Initially an informal confirmation from the bride’s parents indicating their willingness of giving their daughter in marriage to a particular boy is expected. This is obtained by the mediators sent by the bridegroom’s parents. After agreeing on a date/day, the bridegroom’s parents along with their relatives and a `ja:tti’ (an officiating priest) visit the bride’s village. Officiating priests know as `ja:tti’ play an important role in marriage. No marriage can take place without a `ja:tti’. Among the 12 clan names listed earlier, the `ja:ttis’ are from two clans, namely, `sambarä and `pe:radavä.
At the bride’s house, her parents along with their relatives, the village head man `gotta:i’ or ` gvüe’ and the `ja:tti’ will be waiting for the arrival of the groom’s party.
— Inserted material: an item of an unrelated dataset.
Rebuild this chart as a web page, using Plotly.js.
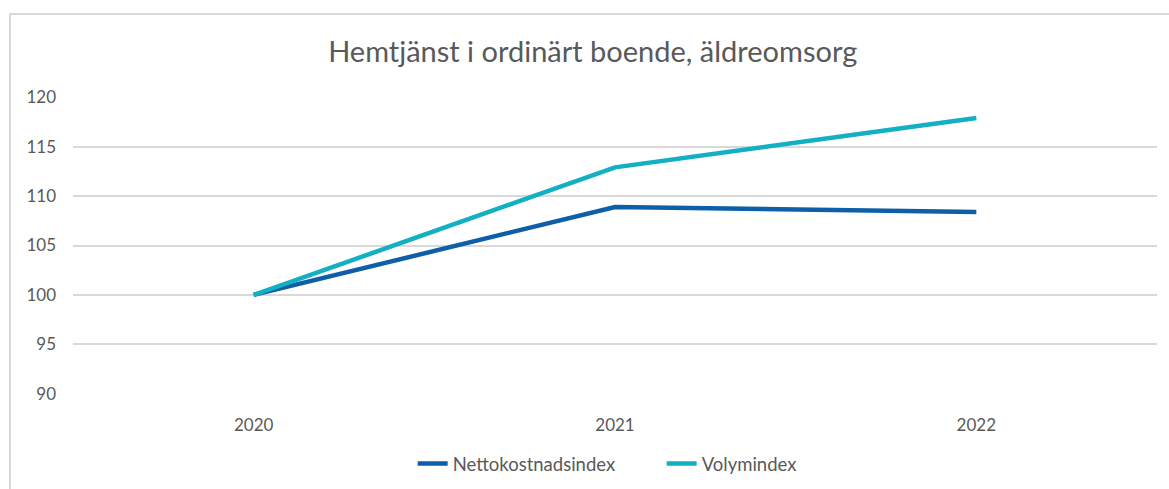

Bridegroom’s messengers carry betel leaves, coconut, turmeric and incense sticks with an addition of wooden log called as `kokke tai’ which is the symbolic representation of the bridegroom. On arrival at the bride’s house, the visitors are given considerable importance and are asked to sit on a mat spread on the floor. After a prolonged talk about various matters including words in praise of both the bridegroom and the bride, the `ja:tti’ accompanied with the bridegroom’s party hands over the `kokke tai’ to the `ja:tti’ of the bride and the latter keeps the `kokke tai’ in a safe place. Till the formal marriage is over, the `kokke tai’ is kept in bride’s house. Its presence is considered equivalent to the presence of the bridegroom and as long as the `kokke tai’ is in the bride’s residence, no other person has any right over the bride. After the `kokke tai’ is accepted by the bride’s `ja:tti’, `ja:tti’ of the bridegroom hands over Rs.125.25 (Rupees One hundred and twentyfive and paise twentyfive) to the former as a bride price. In the past, the bride price used to be given in the form of materials such as rice, plantain, clothes and very little money. But now a days only money is given. At this stage the head man `gotta:i’ also joins both the ja:ttis and along with the parents and relatives of both the bridegroom and the bride, the day for the marriage is fixed. A very good feast of chicken and mutton is served to the bridegroom’s people and the visitors return to their village on the same day if the distance is less or start on the next day after a comfortable stay.